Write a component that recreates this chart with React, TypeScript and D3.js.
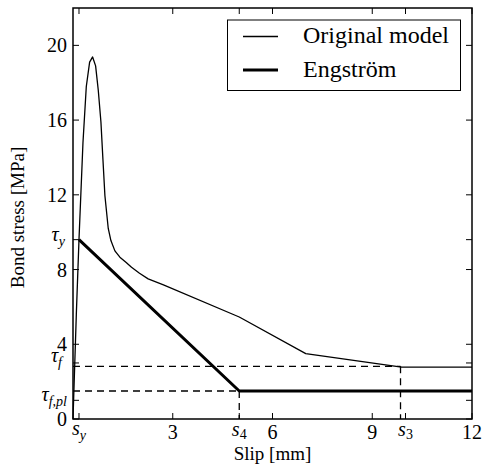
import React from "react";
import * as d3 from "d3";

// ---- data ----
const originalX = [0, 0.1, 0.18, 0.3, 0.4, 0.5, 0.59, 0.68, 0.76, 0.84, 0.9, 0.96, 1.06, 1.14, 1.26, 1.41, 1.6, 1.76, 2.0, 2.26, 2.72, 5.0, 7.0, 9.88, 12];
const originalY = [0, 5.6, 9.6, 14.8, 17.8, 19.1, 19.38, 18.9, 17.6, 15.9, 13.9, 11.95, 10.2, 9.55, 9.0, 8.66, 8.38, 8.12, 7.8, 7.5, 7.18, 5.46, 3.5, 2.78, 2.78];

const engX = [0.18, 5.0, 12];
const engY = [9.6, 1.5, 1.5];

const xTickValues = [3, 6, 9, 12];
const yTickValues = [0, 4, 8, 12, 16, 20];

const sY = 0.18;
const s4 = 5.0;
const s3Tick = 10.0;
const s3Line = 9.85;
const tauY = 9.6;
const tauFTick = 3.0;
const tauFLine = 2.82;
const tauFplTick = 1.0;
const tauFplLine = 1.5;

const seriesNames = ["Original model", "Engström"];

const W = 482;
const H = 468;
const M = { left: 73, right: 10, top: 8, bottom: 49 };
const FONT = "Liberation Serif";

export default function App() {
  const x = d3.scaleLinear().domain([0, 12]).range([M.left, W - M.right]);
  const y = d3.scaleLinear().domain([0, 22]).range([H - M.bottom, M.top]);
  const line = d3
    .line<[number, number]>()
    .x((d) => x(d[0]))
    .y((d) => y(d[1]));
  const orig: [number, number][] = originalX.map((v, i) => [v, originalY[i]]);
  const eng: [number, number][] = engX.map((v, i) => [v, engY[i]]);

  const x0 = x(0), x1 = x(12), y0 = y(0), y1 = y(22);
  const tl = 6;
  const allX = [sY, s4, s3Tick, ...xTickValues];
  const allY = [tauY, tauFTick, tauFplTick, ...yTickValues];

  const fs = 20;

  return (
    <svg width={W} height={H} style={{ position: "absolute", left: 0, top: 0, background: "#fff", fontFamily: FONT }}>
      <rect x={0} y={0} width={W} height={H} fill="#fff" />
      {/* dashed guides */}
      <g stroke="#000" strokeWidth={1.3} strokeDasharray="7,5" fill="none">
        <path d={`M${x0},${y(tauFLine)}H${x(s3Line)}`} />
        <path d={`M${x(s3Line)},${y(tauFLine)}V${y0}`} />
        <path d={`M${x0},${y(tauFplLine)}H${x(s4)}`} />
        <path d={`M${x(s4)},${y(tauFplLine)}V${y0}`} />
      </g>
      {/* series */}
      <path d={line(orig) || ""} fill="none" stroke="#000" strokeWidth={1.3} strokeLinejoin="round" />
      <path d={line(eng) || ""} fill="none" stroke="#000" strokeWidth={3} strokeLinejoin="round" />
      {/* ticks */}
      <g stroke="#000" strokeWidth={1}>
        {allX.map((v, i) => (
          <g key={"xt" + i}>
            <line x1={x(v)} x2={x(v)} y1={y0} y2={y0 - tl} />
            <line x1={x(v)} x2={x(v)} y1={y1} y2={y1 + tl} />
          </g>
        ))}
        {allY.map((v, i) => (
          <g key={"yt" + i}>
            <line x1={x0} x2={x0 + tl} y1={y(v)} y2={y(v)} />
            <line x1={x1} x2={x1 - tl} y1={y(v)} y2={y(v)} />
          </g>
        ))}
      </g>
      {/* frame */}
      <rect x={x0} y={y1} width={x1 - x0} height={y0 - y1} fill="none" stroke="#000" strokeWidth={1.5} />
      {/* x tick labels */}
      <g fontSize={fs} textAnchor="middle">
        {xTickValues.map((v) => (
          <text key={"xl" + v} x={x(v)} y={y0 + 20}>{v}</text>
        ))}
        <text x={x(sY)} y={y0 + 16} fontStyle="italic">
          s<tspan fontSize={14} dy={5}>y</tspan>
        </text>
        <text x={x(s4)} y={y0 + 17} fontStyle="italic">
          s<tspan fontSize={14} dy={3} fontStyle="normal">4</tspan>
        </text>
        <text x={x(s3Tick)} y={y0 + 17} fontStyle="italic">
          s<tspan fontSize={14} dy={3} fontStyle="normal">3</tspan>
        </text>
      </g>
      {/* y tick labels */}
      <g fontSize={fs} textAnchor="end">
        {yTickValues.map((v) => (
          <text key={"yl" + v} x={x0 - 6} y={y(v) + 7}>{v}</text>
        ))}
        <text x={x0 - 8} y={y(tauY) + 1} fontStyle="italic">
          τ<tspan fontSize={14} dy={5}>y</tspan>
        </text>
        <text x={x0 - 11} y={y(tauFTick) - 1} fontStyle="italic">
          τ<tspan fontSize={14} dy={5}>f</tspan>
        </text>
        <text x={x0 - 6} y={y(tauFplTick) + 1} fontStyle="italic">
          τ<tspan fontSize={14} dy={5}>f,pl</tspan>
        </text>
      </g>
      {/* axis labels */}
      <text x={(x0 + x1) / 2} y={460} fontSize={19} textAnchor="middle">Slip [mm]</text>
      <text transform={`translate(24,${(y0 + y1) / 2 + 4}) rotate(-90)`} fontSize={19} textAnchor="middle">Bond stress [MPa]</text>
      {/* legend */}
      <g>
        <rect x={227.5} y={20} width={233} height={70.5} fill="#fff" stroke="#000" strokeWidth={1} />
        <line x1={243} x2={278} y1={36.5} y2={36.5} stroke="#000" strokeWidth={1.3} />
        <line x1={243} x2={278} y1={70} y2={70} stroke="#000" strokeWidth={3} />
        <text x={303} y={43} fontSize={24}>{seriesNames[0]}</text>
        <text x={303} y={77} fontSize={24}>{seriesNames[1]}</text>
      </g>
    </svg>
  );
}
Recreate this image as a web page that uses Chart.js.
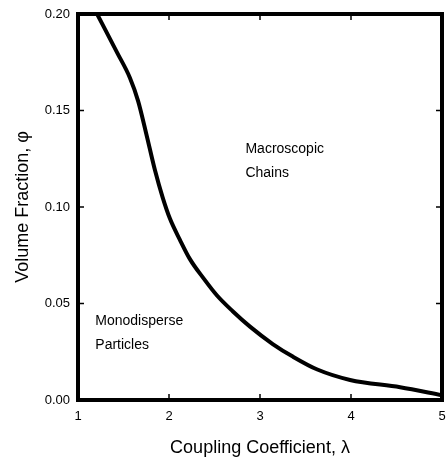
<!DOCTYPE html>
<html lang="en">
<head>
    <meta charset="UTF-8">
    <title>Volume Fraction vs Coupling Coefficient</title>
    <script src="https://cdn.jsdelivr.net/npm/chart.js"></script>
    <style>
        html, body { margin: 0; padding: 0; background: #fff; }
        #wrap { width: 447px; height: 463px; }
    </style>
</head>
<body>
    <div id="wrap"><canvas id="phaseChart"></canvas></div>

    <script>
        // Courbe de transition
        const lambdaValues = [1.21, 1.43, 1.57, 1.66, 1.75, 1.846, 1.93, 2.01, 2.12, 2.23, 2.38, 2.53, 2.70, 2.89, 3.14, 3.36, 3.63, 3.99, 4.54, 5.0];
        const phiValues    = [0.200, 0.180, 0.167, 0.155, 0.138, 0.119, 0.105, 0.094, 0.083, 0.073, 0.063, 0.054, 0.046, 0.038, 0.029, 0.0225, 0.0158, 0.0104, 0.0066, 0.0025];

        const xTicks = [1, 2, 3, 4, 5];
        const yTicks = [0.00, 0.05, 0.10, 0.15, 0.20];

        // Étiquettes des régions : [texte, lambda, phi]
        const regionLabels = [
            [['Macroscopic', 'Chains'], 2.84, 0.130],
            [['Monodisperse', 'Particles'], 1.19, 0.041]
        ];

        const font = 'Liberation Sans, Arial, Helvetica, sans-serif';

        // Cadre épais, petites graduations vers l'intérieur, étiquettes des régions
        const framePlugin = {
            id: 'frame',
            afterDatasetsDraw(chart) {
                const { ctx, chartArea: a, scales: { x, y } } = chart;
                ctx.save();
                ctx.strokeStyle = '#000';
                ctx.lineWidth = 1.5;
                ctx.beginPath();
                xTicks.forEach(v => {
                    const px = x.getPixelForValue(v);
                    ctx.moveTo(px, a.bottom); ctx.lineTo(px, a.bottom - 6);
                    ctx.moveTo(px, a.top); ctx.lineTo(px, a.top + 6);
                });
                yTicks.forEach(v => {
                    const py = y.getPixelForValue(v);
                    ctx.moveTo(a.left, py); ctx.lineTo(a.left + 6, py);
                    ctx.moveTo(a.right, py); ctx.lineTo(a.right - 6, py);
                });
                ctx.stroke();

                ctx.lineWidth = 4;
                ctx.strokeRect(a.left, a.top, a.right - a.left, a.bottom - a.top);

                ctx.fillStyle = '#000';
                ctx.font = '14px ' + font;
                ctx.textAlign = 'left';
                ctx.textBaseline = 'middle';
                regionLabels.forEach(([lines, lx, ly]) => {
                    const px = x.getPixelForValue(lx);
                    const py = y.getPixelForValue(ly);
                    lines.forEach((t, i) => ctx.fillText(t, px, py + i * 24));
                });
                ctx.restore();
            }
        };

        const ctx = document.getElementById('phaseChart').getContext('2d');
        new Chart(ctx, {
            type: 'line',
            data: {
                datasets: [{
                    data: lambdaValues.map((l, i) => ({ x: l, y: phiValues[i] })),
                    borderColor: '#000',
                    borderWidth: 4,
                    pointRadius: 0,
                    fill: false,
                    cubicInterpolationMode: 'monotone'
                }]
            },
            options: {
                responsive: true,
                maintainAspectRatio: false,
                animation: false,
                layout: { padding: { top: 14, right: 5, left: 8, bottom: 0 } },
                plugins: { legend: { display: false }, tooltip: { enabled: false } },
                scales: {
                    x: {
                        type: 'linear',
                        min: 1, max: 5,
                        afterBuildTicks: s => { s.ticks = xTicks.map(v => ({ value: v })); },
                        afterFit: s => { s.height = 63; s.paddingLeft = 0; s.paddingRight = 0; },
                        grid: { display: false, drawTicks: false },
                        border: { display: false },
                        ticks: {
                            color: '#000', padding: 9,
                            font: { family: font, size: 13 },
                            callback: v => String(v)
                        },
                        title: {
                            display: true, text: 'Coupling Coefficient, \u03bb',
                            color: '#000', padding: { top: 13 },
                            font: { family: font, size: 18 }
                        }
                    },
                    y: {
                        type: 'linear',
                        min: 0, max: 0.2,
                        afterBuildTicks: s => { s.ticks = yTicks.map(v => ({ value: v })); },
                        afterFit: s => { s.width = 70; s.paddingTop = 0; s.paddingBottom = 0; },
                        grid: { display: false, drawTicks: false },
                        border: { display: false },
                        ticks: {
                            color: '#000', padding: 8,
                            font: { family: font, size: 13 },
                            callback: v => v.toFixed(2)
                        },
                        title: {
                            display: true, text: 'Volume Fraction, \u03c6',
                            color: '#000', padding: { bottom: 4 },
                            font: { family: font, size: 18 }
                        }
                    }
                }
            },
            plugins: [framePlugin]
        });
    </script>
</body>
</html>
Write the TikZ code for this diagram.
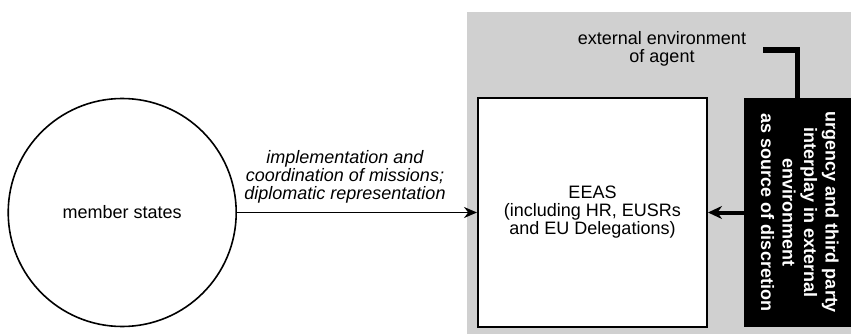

[Instructions for the task] Repeat the records above exactly, from the first line through the line containing "3.5, 2.78, 2.78];", and leave out the pictures.

[Exercise answer]
Write a component that recreates this chart with React, TypeScript and D3.js.
import React from "react";
import * as d3 from "d3";

// ---- data ----
const originalX = [0, 0.1, 0.18, 0.3, 0.4, 0.5, 0.59, 0.68, 0.76, 0.84, 0.9, 0.96, 1.06, 1.14, 1.26, 1.41, 1.6, 1.76, 2.0, 2.26, 2.72, 5.0, 7.0, 9.88, 12];
const originalY = [0, 5.6, 9.6, 14.8, 17.8, 19.1, 19.38, 18.9, 17.6, 15.9, 13.9, 11.95, 10.2, 9.55, 9.0, 8.66, 8.38, 8.12, 7.8, 7.5, 7.18, 5.46, 3.5, 2.78, 2.78];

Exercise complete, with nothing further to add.